Venus Williams slumped in the players' tunnel during an hour-long rain delay at Wimbledon last July, tearful and distressed, nursing damaged muscles in her abdomen. She had lost the opening set of her semi-final against the Belgian Kim Clijsters, and wanted to quit the match.
The 23-year-old American was being comforted by her mother, Oracene, and her four sisters, Serena, Yetunde, Lyndrea and Isha. Oracene and Yetunde, 31, the eldest of the sisters, did not want Venus to regret giving up the chance of appearing in a fourth consecutive Wimbledon singles final. So they coaxed her to go back on the Centre Court.
Venus overcame Clijsters in three sets and went on to lose to Serena, the youngest sister, in the final. While this was not the ideal way for Venus to end the championships, she had done her best, and the event was yet another triumph for the family, perhaps their last joyful moment for some time to come.
Yetunde was shot dead on Sunday in Compton, a notorious southern suburb of Los Angeles, where the family used to live and where Venus and Serena started to play tennis on the park courts.
At the time of the murder, Venus was in New York and Serena was in Toronto, each pursuing their interests outside tennis. As soon as they heard the tragic news they went to Los Angeles to mourn.
Venus and Serena, who share a house in Florida, do not have the same father as their three older sisters, and have been elevated by talent and hard work into a life of fame and riches. Oracene and Richard Williams have divorced, but Venus and Serena have remained as close as possible to their parents and their sisters.
"They don't regard themselves as half-sisters, they regard themselves as sisters," said Raymone Bain, a publicist for Serena. "The five girls are each others' best friends."
Yetunde, a registered nurse, had a beauty shop in Los Angeles. She also acted as a personal assistant to Venus and Serena, booking flights, arranging hotels, making reservations for their visits to restaurants, the theatre and the cinema; generally helping to smooth the way when they were on the tour.
In a poignant article in the 15 September edition of People magazine, Yetunde said she no longer has to give her famous younger sisters life lessons. "Maybe three or four years ago I'd remind them to stay grounded, but not now," she said. "They've both got good heads on their shoulders."
Grief and trauma has halted the round of flights to tournaments, and the tennis community is left wondering when the brilliant Williams girls, who dominated the women's game with the power of their strokes and the strength of their will, are likely to play again.
Injuries prevented Venus and Serena from competing at the United States Open, which they had dominated for the previous four years. But the wound inflicted by Yetunde's death is deeper.
The tournament calendar is now but a scrap of paper showing that Venus is scheduled to play in Moscow at the end of this month and in Filderstadt, Germany, on 6 October; that Serena is down to play in Linz on 20 October; and that both sisters are booked for Philadelphia on 27 October and for the WTA Tour Championships in Los Angeles on 3 November.

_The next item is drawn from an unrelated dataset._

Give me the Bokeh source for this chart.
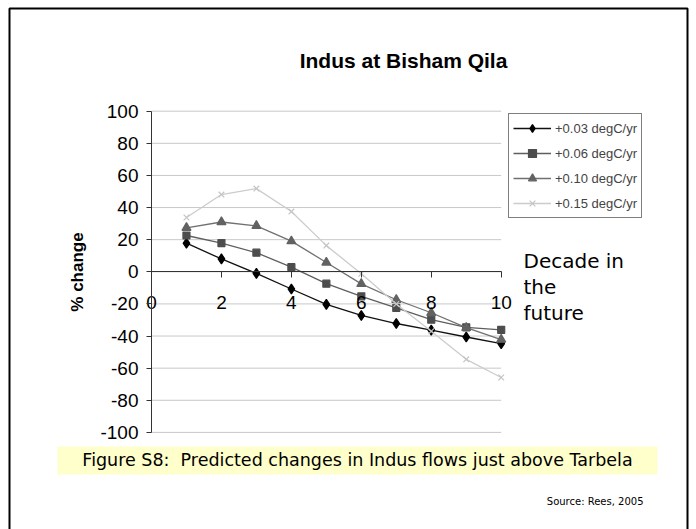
from bokeh.plotting import figure
from bokeh.models import Range1d, Label, BoxAnnotation, Legend, LegendItem, FixedTicker, NumeralTickFormatter
from bokeh.embed import file_html
from bokeh.resources import INLINE

# ---- data ----
decades = [1, 2, 3, 4, 5, 6, 7, 8, 9, 10]
s003 = [17.8, 8.0, -1.0, -10.7, -20.3, -27.2, -32.2, -36.3, -40.6, -44.7]
s006 = [22.6, 17.9, 11.9, 2.9, -7.4, -15.3, -22.5, -29.8, -34.6, -36.1]
s010 = [27.4, 31.0, 28.6, 19.1, 5.8, -7.5, -17.4, -25.5, -34.8, -42.2]
s015 = [33.8, 48.1, 51.8, 37.5, 16.3, -1.2, -20.0, -37.0, -54.5, -65.8]
series_labels = ["+0.03 degC/yr", "+0.06 degC/yr", "+0.10 degC/yr", "+0.15 degC/yr"]
x_ticks = [0, 2, 4, 6, 8, 10]
y_ticks = [-100, -80, -60, -40, -20, 0, 20, 40, 60, 80, 100]

# ---- layout (canvas pixels) ----
W, H = 696, 529
PX0, PX10 = 151.0, 500.7      # x = 0 and x = 10
PY100, PYM100 = 110.7, 431.9  # y = 100 and y = -100
XS = (PX10 - PX0) / 10.0
YS = (PYM100 - PY100) / 200.0


def dx(px):
    return (px - PX0) / XS


def dy(py):
    return 100.0 - (py - PY100) / YS


p = figure(width=W, height=H, x_range=Range1d(dx(0), dx(W)), y_range=Range1d(dy(H), dy(0)),
           output_backend="svg", toolbar_location=None,
           min_border_left=0, min_border_right=0, min_border_top=0, min_border_bottom=0)
p.outline_line_color = None
p.background_fill_color = "white"
p.border_fill_color = "white"

# slide border and caption band
p.add_layout(BoxAnnotation(left=dx(9), right=dx(687), top=dy(8), bottom=dy(700),
                           fill_alpha=0, line_color="black", line_alpha=1, line_width=2,
                           level="underlay"))
p.add_layout(BoxAnnotation(left=dx(57), right=dx(657), top=dy(446), bottom=dy(474),
                           fill_color="#FFFFCC", fill_alpha=1, line_color=None, level="underlay"))

# horizontal gridlines spanning the chart only
p.segment(x0=x_ticks[0], x1=x_ticks[-1], y0=y_ticks, y1=y_ticks, line_color="#c8c8c8", line_width=1)

# axes
axis_color = "#333333"
p.xgrid.visible = False
p.ygrid.visible = False

p.xaxis.fixed_location = 0
p.xaxis.bounds = (x_ticks[0], x_ticks[-1])
p.xaxis.ticker = FixedTicker(ticks=x_ticks)
p.xaxis.formatter = NumeralTickFormatter(format="0")
p.xaxis.minor_tick_line_color = None
p.xaxis.major_tick_in = 0
p.xaxis.major_tick_out = 6
p.xaxis.major_label_standoff = 18
p.xaxis.axis_line_color = axis_color
p.xaxis.major_tick_line_color = axis_color
p.xaxis.major_label_text_font = "Liberation Sans"
p.xaxis.major_label_text_font_size = "19px"
p.xaxis.major_label_text_color = "black"

p.yaxis.fixed_location = 0
p.yaxis.bounds = (y_ticks[0], y_ticks[-1])
p.yaxis.ticker = FixedTicker(ticks=y_ticks)
p.yaxis.formatter = NumeralTickFormatter(format="0")
p.yaxis.minor_tick_line_color = None
p.yaxis.major_tick_in = 0
p.yaxis.major_tick_out = 5
p.yaxis.major_label_standoff = 8
p.yaxis.axis_line_color = axis_color
p.yaxis.major_tick_line_color = axis_color
p.yaxis.major_label_text_font = "Liberation Sans"
p.yaxis.major_label_text_font_size = "19px"
p.yaxis.major_label_text_color = "black"
p.yaxis.axis_label = "% change"
p.yaxis.axis_label_text_font = "Liberation Sans"
p.yaxis.axis_label_text_font_style = "bold"
p.yaxis.axis_label_text_font_size = "17px"
p.yaxis.axis_label_text_color = "black"
p.yaxis.axis_label_standoff = 10

# series
styles = [
    (s003, "diamond", 10, "#000000", "#111111"),
    (s006, "square", 7, "#4d4d4d", "#5e5e5e"),
    (s010, "triangle", 9, "#626262", "#707070"),
    (s015, "x", 8, "#c4c4c4", "#cccccc"),
]
items = []
for (vals, mk, sz, mcol, lcol), lab in zip(styles, series_labels):
    r = p.line(decades, vals, line_color=lcol, line_width=1.3)
    m = p.scatter(decades, vals, marker=mk, size=sz, fill_color=mcol, line_color=mcol, line_width=1.2)
    items.append(LegendItem(label=lab, renderers=[r, m]))

legend = Legend(items=items, location=(508, H - 218),
                label_text_font="Liberation Sans", label_text_font_size="13px",
                glyph_width=38, glyph_height=20, label_height=20, spacing=5,
                padding=4, margin=0, label_standoff=4,
                border_line_color="black", border_line_width=1,
                background_fill_color="white", background_fill_alpha=1)
p.add_layout(legend)

# texts
p.add_layout(Label(x=dx(403), y=dy(60), text="Indus at Bisham Qila", text_align="center",
                   text_baseline="middle", text_font="Liberation Sans", text_font_style="bold",
                   text_font_size="21px", text_color="black"))
for t, yy in zip(["Decade in", "the", "future"], [260, 286, 312]):
    p.add_layout(Label(x=dx(523), y=dy(yy), text=t, text_align="left", text_baseline="middle",
                       text_font="DejaVu Sans", text_font_size="20px", text_color="black"))
p.add_layout(Label(x=dx(357), y=dy(459.5),
                   text="Figure S8:\u00a0 Predicted changes in Indus flows just above Tarbela",
                   text_align="center", text_baseline="middle", text_font="DejaVu Sans",
                   text_font_size="17.5px", text_color="black"))
p.add_layout(Label(x=dx(643), y=dy(501), text="Source: Rees, 2005", text_align="right",
                   text_baseline="middle", text_font="DejaVu Sans", text_font_size="10px",
                   text_color="black"))

open("out.html", "w").write(file_html(p, INLINE))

At a media conference in New York during the US Open, Venus and Serena deflected speculation that they were losing interest in tennis and wanted to expand their creative flair, saying they expected to be playing for another10 years.
Nonetheless, Serena was filming in Toronto when news of Yetunde's death came, and she has appeared as often on the front pages attending celebrity events as she has on the back pages winning tournaments this year.
"I'm an actress, I'm a model and an athlete. I put athlete third on my list," Serena said in April.
Venus is studying for a degree in interior design and also designs a line of women's clothing. Her father dropped hints in the past that he expects Venus to leave tennis within a few years, though that might have been a motivational ploy. He keeps saying that he is working on his autobiography, Method in My Madness.
The two Belgians, Clijsters and Justine Henin-Hardenne, contested the women's singles final at the French Open and Henin defeated her compatriot again in the US Open final in the absence of the Williams sisters. Clijsters and Henin-Hardenne are No 1 and No 2 in the world respectively.
After losing to Henin-Hardenne in front of a baying crowd at the French Open, Serena was later in tears in the interview room. "Story of my life," she sobbed. "All my life I've had to fight. I've got to be a little stronger next time."
When, and if, Venus and Serena do resume their astonishing careers, the world of tennis will expect them to be stronger still, and to be welcomed back with a groundswell of support that has often been denied them in the past.